Sejarahgkptamiyang.blogspot.com, “Poskeb GKP Panguragan Lor Jemaat Cirebon”,
2015 (paragraf 3).
Poskeb GKP Panguragan Lor Jemaat
Cirebon
BAPA KAMA, TUKANG ES CENDOL, TUKANG
NGINJIL
Bapa Kama lahir di tengah –
tengah keluarga dan lingkungan Islam dengan masa muda yang sangat berpengaruh
pada kawan seangkatannya baik aktifitas sosial maupun keagamaan di wilayah Desa
Panguragan. Berawal dari Ngurung (= ikut panen ke daerah lain dan bermalam
sampai akhir panen) di Juntikebon Indramayu, ketertarikan Bapa Kama pada
Kristen dilanjutkan dengan belajar dan terus mengikuti aktifitas di Juntikebon
mulai tahun 1931 hingga pada tanggal 20 Januari 1934 Bapa Kama dibaptiskan di
Jemaat Juntikebon oleh Pdt. Kersa Yunus.
Pada tahun 1937 selama 6 bulan Bapa
Kama mengikuti Kursus Injil di Juntikebon yang dipimpin oleh Pdt. Kersa Yunus
dan Tuan I. Pendeweh. Setelah tamat beliau ditugaskan untuk membagikan surat
kabar Obor untuk wilayah Cirebon dan sekitarnya.

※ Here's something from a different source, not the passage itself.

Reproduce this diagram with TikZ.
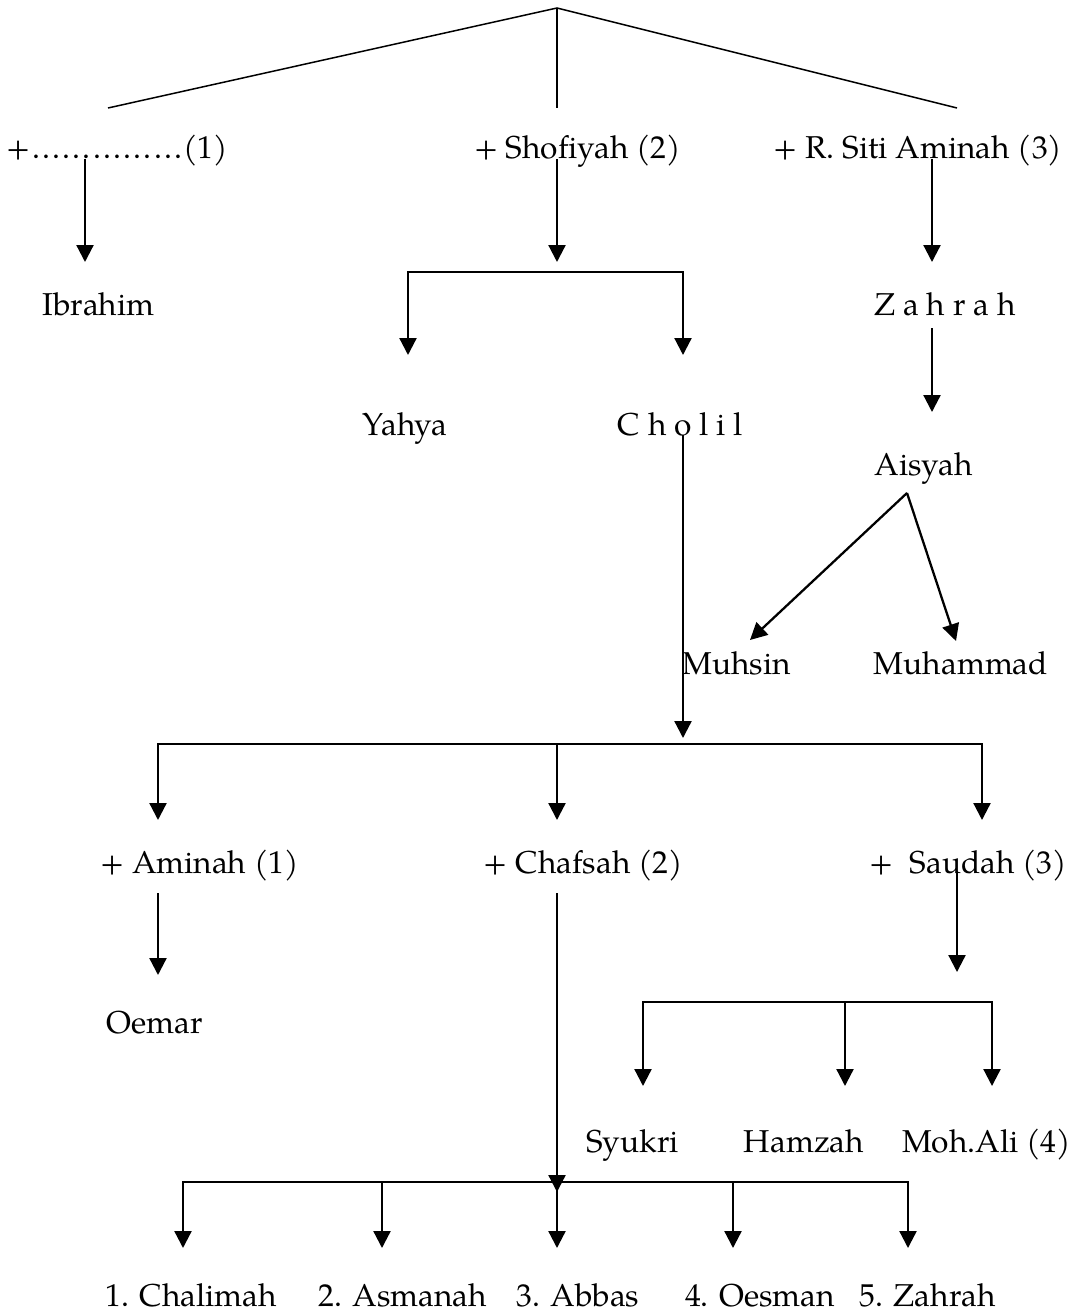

Tahun 1942 Bapa Kama membantu
pelayanan Pdt. Usman Sarim dalam Pengabaran Injil di GKP Rehoboth Tamiyang .
Pada tanggal 14 November 1951 Pdt. Usman Sarim dibunuh oleh gerombolan. Karena
peristiwa tersebut warga jemaat GKP Rehoboth Tamiyang penuh dengan ketakutan
dan kecemasan. Disinilah mulailah perjuangan gigih Bapa Kama, disampingi beliau
harus menghidupi keluarganya yang serba kekurangan beliau berjualan es
cendol sambil terus berusaha memberikan penguatan dan pelawatan
terhadap warga jemaat yang tercerai berai ke pelbagai tempat. Dengan sabar dan
tidak mengenal lelah, satu persatu warga jemaat dikuatkan dan diajak kembali
untuk terus percaya pada Tuhan Yesus Kristus hingga pada tahun 1951 kegiatan
peribadahan GKP Rehoboth Tamiyang mulai kembali berkat kegigihan Bapa Kama
seorang tukang es cendol yang tetap setia dalam mengemban
amanat Kristus yakni mengabarkan berita Kabar Sukacita.
Tahun 1952 Bapa Kama ditetapkan
sebagai Guru Injil untuk melayani GKP Rehoboth Tamiyang. Tahun 1956 gedung
Gereja GKP Rehoboth Tamiyang dibakar oleh gerombolan dan seluruh warga jemaat
kembali tercerai berai, sebagian besar mereka mengungsi ke Haurgeulis. Untuk
kedua kalinya Bapa Kama berjuang keras menenangkan warga jemaat untuk tetap
setia dalam beribadah dan berupaya menghimpunkan kembali warga jemaat di
perantauan. Beliau pun berupaya agar gedung gereja yang sudah menjadi
puing-puing di bangun kembali. Hal ini bukan perjuangan yang mudah. Namun
dengan kekuatan dan pertolongan Tuhan Gedung Gereja dapat dibangun kembali di
desa Babakan Jati Haurgeulis.
Karena Bapa Kama dberasal dari
Panguragan sementara warga jemaat asal Panguragan dan dibaptiskan di Juntikebon
dan Babakan Jati Haurgeulis telah kembali ke kampung halamannya dan tidak ada
yang melayani, maka BP Sinode GKP menugaskan Bapa Kama untuk kembali ke
Panguragan yang ditetapkan sebagai Pos Kebaktian GKP dan berinduk ke
GKP Jemaat Cirebon. Tahun 1976 Bapa Kama pensiun dari jabatannya walau tetap
setia dalam pelayanannya di Panguragan sampai akhir hayatnya.